There are plenty of reasons women can - and should - travel solo.
Solo
travel for women means... more freedom to get off the bus when
something catches your eye... being able to change your mind and your
direction... being more open towards others... being more
spontaneous... taking risks... fewer compromises...
There are plenty of wonderful sides to solo travel for women:
- You'll often get special treatment - I can't count the number of times I've been given preferential seating on a bus because I was a woman traveling alone
- You'll meet more people - in countries where solo travel for women is rare, your solo status will awaken interest and curiosity
- You'll become more self-confident when there's no one to blame or complain to - life just is
- You'll be more approachable. Think about it: isn't easier to walk
up to a woman on her own and ask for directions than to a group or a
couple?
- You'll do what you want, when you want, even if others wouldn't think it's the right thing to do
- Solo travel teaches you perspective - things you would have considered disastrous back home become mere inconveniences to be dealt with, not cried over
- Flexibility means you'll be able to take advantage of unexpected opportunities - like the traditional Balinese marriage I went to because I met someone at a bus station
- Your language skills will get a quick brush-up if you're on
your own with no one to turn to - a phrase book and wildly
gesticulating hands usually do the trick and you'll learn something
along the way
- With no one to talk to incessantly, you'll have time to sit with yourself and get to know yourself.

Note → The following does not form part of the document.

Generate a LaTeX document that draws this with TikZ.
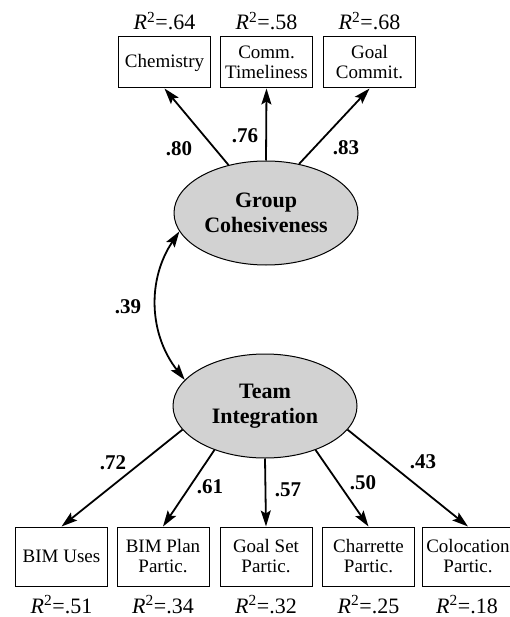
\documentclass[tikz,border=0pt]{standalone}
\usepackage{fontspec}
\setmainfont{Liberation Serif}
\usetikzlibrary{arrows.meta,positioning,shapes.geometric}
\tikzset{
    indicator/.style={draw,line width=1pt,minimum width=92pt,align=center,inner sep=1pt,font=\fontsize{19}{20}\selectfont},
    latent/.style={ellipse,draw,line width=1pt,fill=gray!35,minimum width=184pt,minimum height=104pt,inner sep=0pt,align=center,font=\bfseries\fontsize{22}{25}\selectfont},
    arr/.style={->,>={Stealth[length=16pt,width=10pt,inset=3pt]},line width=1.8pt},
    darr/.style={<->,>={Stealth[length=16pt,width=10pt,inset=3pt]},line width=1.8pt},
    loading/.style={font=\bfseries\fontsize{21}{22}\selectfont},
    rsq/.style={anchor=base,inner sep=0pt,font=\fontsize{22}{24}\selectfont},
}
\newcommand{\rsqval}[1]{\textit{R}\textsuperscript{2}=#1}

\begin{document}
\begin{tikzpicture}[x=1pt,y=-1pt]
    \useasboundingbox (0,0) rectangle (510,617);
    \clip (0,0) rectangle (510,617);

    % latent variables
    \node[latent] (gc) at (266,213) {Group\\Cohesiveness};
    \node[latent] (ti) at (265,406) {Team\\Integration};

    % indicators, top row
    \node[indicator,minimum height=51pt] (chem) at (164.5,62.5) {Chemistry};
    \node[indicator,minimum height=51pt] (comm) at (266.5,62.5) {Comm.\\Timeliness};
    \node[indicator,minimum height=51pt] (goal) at (369.5,62.5) {Goal\\Commit.};

    % indicators, bottom row
    \node[indicator,minimum height=59pt] (bim) at (61.5,556.5) {BIM Uses};
    \node[indicator,minimum height=59pt] (plan) at (163,556.5) {BIM Plan\\Partic.};
    \node[indicator,minimum height=59pt] (goalset) at (266,556.5) {Goal Set\\Partic.};
    \node[indicator,minimum height=59pt] (charrette) at (368.5,556.5) {Charrette\\Partic.};
    \node[indicator,minimum height=59pt] (coloc) at (468,556.5) {Colocation\\Partic.};

    % R squared
    \node[rsq] (rchem) at (164.5,30) {\rsqval{.64}};
    \node[rsq] (rcomm) at (266.5,30) {\rsqval{.58}};
    \node[rsq] (rgoal) at (369.5,30) {\rsqval{.68}};
    \node[rsq] (rbim) at (61.5,613) {\rsqval{.51}};
    \node[rsq] (rplan) at (163,613) {\rsqval{.34}};
    \node[rsq] (rgoalset) at (266,613) {\rsqval{.32}};
    \node[rsq] (rcharrette) at (368.5,613) {\rsqval{.25}};
    \node[rsq] (rcoloc) at (467,613) {\rsqval{.18}};

    % loadings
    \draw[arr] (gc.128) -- (chem.south);
    \draw[arr] (gc.north) -- (comm.south);
    \draw[arr] (gc.56) -- (goal.south);
    \draw[arr] (ti.196) -- (bim.north);
    \draw[arr] (ti.221) -- (plan.north);
    \draw[arr] (ti.south) -- (goalset.north);
    \draw[arr] (ti.319) -- (charrette.north);
    \draw[arr] (ti.344) -- (coloc.north);
    \draw[darr] (gc.192) to[bend right=36] (ti.162);

    \node[loading] (l1) at (179,149) {.80};
    \node[loading] (l2) at (245,136) {.76};
    \node[loading] (l3) at (346,148) {.83};
    \node[loading] (l4) at (128,307) {.39};
    \node[loading] (l5) at (113,463) {.72};
    \node[loading] (l6) at (210,487) {.61};
    \node[loading] (l7) at (288,490) {.57};
    \node[loading] (l8) at (363,483) {.50};
    \node[loading] (l9) at (423,462) {.43};
\end{tikzpicture}
\end{document}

In Zanzibar I met two women who worked together
in Ethiopia and were vacationing on the island - they were parting
ways, Rosie heading to South Africa on a bycicle, and Sam returning to
Addis Ababa to rejoin her charity. We did as most travelers do - we exchanged addresses, not really expecting to see one another again.
As
I neared Ethiopia, I dropped Sam an email (still a rare occurrence in
those days). I was a little more than surprised when her car met me at
the airport, and she put me up in her charity's house for several
weeks. I had a wonderful time in Addis - courtesy of someone I'd met on
a Zanzibar beach! If I'd been with a group, we'd never have met up and
I certainly wouldn't have been hosted.
In Burma I hired a horse and cart to visit the ruins of Bagan and
struck up a conversation with the driver. It turns out he used to be
the town photographer until he was 'relocated' to another part of town,
his house confiscated by the government. He was given a few sacks of
cement and bricks to rebuild a house - obviously not enough.

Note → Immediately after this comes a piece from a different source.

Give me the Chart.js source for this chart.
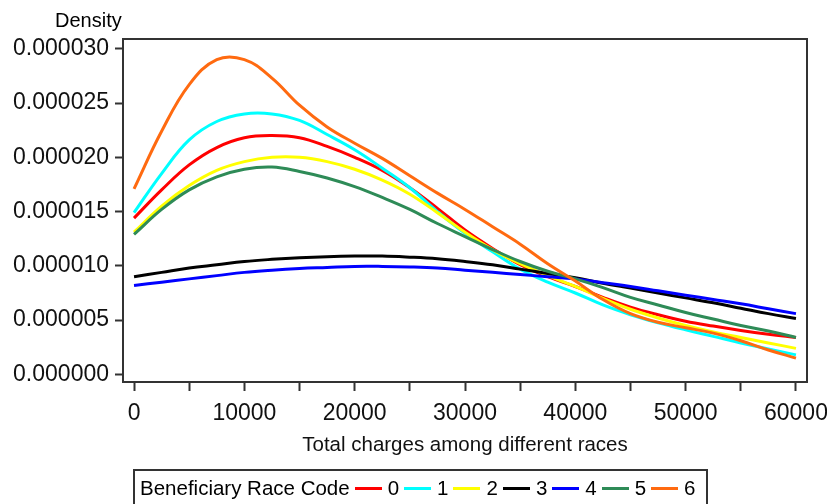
<!DOCTYPE html>
<html>
<head>
<meta charset="utf-8">
<script src="https://cdn.jsdelivr.net/npm/chart.js@4/dist/chart.umd.min.js"></script>
<style>
    body { margin: 0; background: #fff; }
    #wrap { position: relative; width: 827px; height: 504px; overflow: hidden;
            font-family: "Liberation Sans", Arial, sans-serif; color: #000; }
    #density { position: absolute; left: 55px; top: 10px; font-size: 20px; line-height: 20px; }
    #legend { position: absolute; left: 133px; top: 469px; width: 575px; height: 50px;
              border: 2px solid #333; box-sizing: border-box; padding: 5px 0 0 5px;
              font-size: 20.5px; line-height: 24px; white-space: nowrap; }
    #legend .swatch { display: inline-block; width: 27px; height: 3px; margin-left: 5px; vertical-align: 5px; }
    #legend .code { margin-left: 6px; }
</style>
</head>
<body>
<div id="wrap">
    <canvas id="density_chart" width="827" height="504"></canvas>
    <div id="density">Density</div>
    <div id="legend"></div>
</div>
<script>
// x positions (total charges) of the density estimates
const charges = [0, 2500, 5000, 7500, 10000, 12500, 15000, 17500, 20000, 22500, 25000, 27500,
    30000, 32500, 35000, 37500, 40000, 42500, 45000, 47500, 50000, 52500, 55000, 57500, 60000];

// density values, in units of 0.000001
const race0 = [14.4, 17.0, 19.3, 20.9, 21.8, 22.0, 21.8, 21.0, 20.0, 18.8, 17.2, 15.3,
    13.3, 11.6, 10.1, 9.0, 8.1, 7.1, 6.2, 5.5, 4.9, 4.45, 4.05, 3.7, 3.4];
const race1 = [14.9, 18.5, 21.6, 23.3, 24.0, 24.0, 23.4, 22.1, 20.7, 19.0, 17.2, 15.0,
    13.0, 11.3, 9.7, 8.5, 7.5, 6.4, 5.5, 4.75, 4.1, 3.5, 2.9, 2.35, 1.8];
const race2 = [13.1, 15.5, 17.4, 18.8, 19.6, 20.0, 20.0, 19.6, 18.9, 17.9, 16.6, 14.9,
    13.1, 11.5, 10.2, 9.1, 8.1, 7.0, 6.0, 5.2, 4.5, 3.9, 3.4, 2.9, 2.4];
const race3 = [9.0, 9.4, 9.8, 10.1, 10.4, 10.6, 10.75, 10.85, 10.9, 10.9, 10.8, 10.65,
    10.4, 10.1, 9.7, 9.3, 8.9, 8.4, 7.95, 7.5, 7.05, 6.6, 6.1, 5.6, 5.15];
const race4 = [8.2, 8.5, 8.8, 9.1, 9.4, 9.6, 9.75, 9.85, 9.95, 9.95, 9.9, 9.8,
    9.6, 9.4, 9.2, 9.0, 8.8, 8.45, 8.1, 7.7, 7.3, 6.9, 6.5, 6.05, 5.6];
const race5 = [12.9, 15.2, 17.0, 18.2, 18.9, 19.1, 18.7, 18.1, 17.3, 16.3, 15.2, 13.9,
    12.7, 11.5, 10.4, 9.5, 8.8, 8.0, 7.1, 6.4, 5.7, 5.1, 4.5, 4.0, 3.4];
const race6 = [17.1, 22.4, 26.7, 29.0, 29.0, 27.3, 24.8, 22.8, 21.3, 19.9, 18.3, 16.7,
    15.2, 13.6, 12.0, 10.2, 8.6, 6.9, 5.6, 4.8, 4.3, 3.8, 3.1, 2.25, 1.5];

const raceCodes = ['0', '1', '2', '3', '4', '5', '6'];
const raceValues = [race0, race1, race2, race3, race4, race5, race6];
const raceColors = ['#FF0000', '#00FFFF', '#FFFF00', '#000000', '#0000FF', '#2E8B57', '#FF6A10'];

// tick marks (labels only every 10000 on x)
const xTicks = [0, 5000, 10000, 15000, 20000, 25000, 30000, 35000, 40000, 45000, 50000, 55000, 60000];
const yTicks = [0, 5, 10, 15, 20, 25, 30];

// legend in a box under the chart
var legend = document.getElementById('legend');
legend.appendChild(document.createTextNode('Beneficiary Race Code'));
raceCodes.forEach(function (code, i) {
    var sw = document.createElement('span');
    sw.className = 'swatch';
    sw.style.background = raceColors[i];
    legend.appendChild(sw);
    var lb = document.createElement('span');
    lb.className = 'code';
    lb.textContent = code;
    legend.appendChild(lb);
});

// frame around the plot area
const frame = {
    id: 'frame',
    afterDatasetsDraw(chart) {
        const a = chart.chartArea, c = chart.ctx;
        c.save();
        c.strokeStyle = '#333';
        c.lineWidth = 2;
        c.strokeRect(a.left, a.top, a.right - a.left, a.bottom - a.top);
        c.restore();
    }
};

const tickFont = { family: '"Liberation Sans", Arial, sans-serif', size: 23 };

var ctx = document.getElementById('density_chart').getContext('2d');
new Chart(ctx, {
    type: 'line',
    data: {
        datasets: raceValues.map(function (vals, i) {
            return {
                label: raceCodes[i],
                data: vals.map(function (v, j) { return { x: charges[j], y: v }; }),
                borderColor: raceColors[i],
                borderWidth: 3,
                pointRadius: 0,
                tension: 0.4,
                fill: false,
                order: -i
            };
        })
    },
    options: {
        responsive: false,
        animation: false,
        devicePixelRatio: 1,
        layout: { padding: { left: 0, top: 39, right: 20, bottom: 0 } },
        plugins: {
            legend: { display: false },
            tooltip: { enabled: false }
        },
        scales: {
            x: {
                type: 'linear',
                min: -1000,
                max: 61000,
                border: { display: true, color: '#333', width: 2 },
                grid: { drawOnChartArea: false, drawTicks: true, tickLength: 9, tickColor: '#333', tickWidth: 2 },
                afterBuildTicks: function (s) { s.ticks = xTicks.map(function (v) { return { value: v }; }); },
                ticks: {
                    autoSkip: false,
                    maxRotation: 0,
                    padding: 9,
                    color: '#111',
                    font: tickFont,
                    callback: function (v) { return v % 10000 === 0 ? String(v) : ''; }
                },
                title: {
                    display: true,
                    text: 'Total charges among different races',
                    color: '#111',
                    font: { family: '"Liberation Sans", Arial, sans-serif', size: 20.5 },
                    padding: { top: 0, bottom: 46 }
                },
                afterFit: function (s) { s.height = 122; s.paddingLeft = 0; s.paddingRight = 0; }
            },
            y: {
                min: -0.7,
                max: 30.9,
                border: { display: true, color: '#333', width: 2 },
                grid: { drawOnChartArea: false, drawTicks: true, tickLength: 8, tickColor: '#333', tickWidth: 2 },
                afterBuildTicks: function (s) { s.ticks = yTicks.map(function (v) { return { value: v }; }); },
                ticks: {
                    autoSkip: false,
                    padding: 6,
                    color: '#111',
                    font: tickFont,
                    callback: function (v) { return (v / 1000000).toFixed(6); }
                },
                afterFit: function (s) { s.width = 123; s.paddingTop = 0; s.paddingBottom = 0; }
            }
        }
    },
    plugins: [frame]
});
</script>
</body>
</html>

He sold his camera to house his family.
Without a camera, he was no longer a photographer, and had to turn
to driving to earn a living. He invited me to his house, I met his
family, and was made aware of a slice of Burmese life I never would
have seen otherwise. Had I not been alone, the dangers and fears of
meeting with foreigners means this would not have happened.
And lets face it - solo travel doesn't really mean you're on your own all the time, not at all. It just means you make your own decisions - but anyone can come along for part of the ride.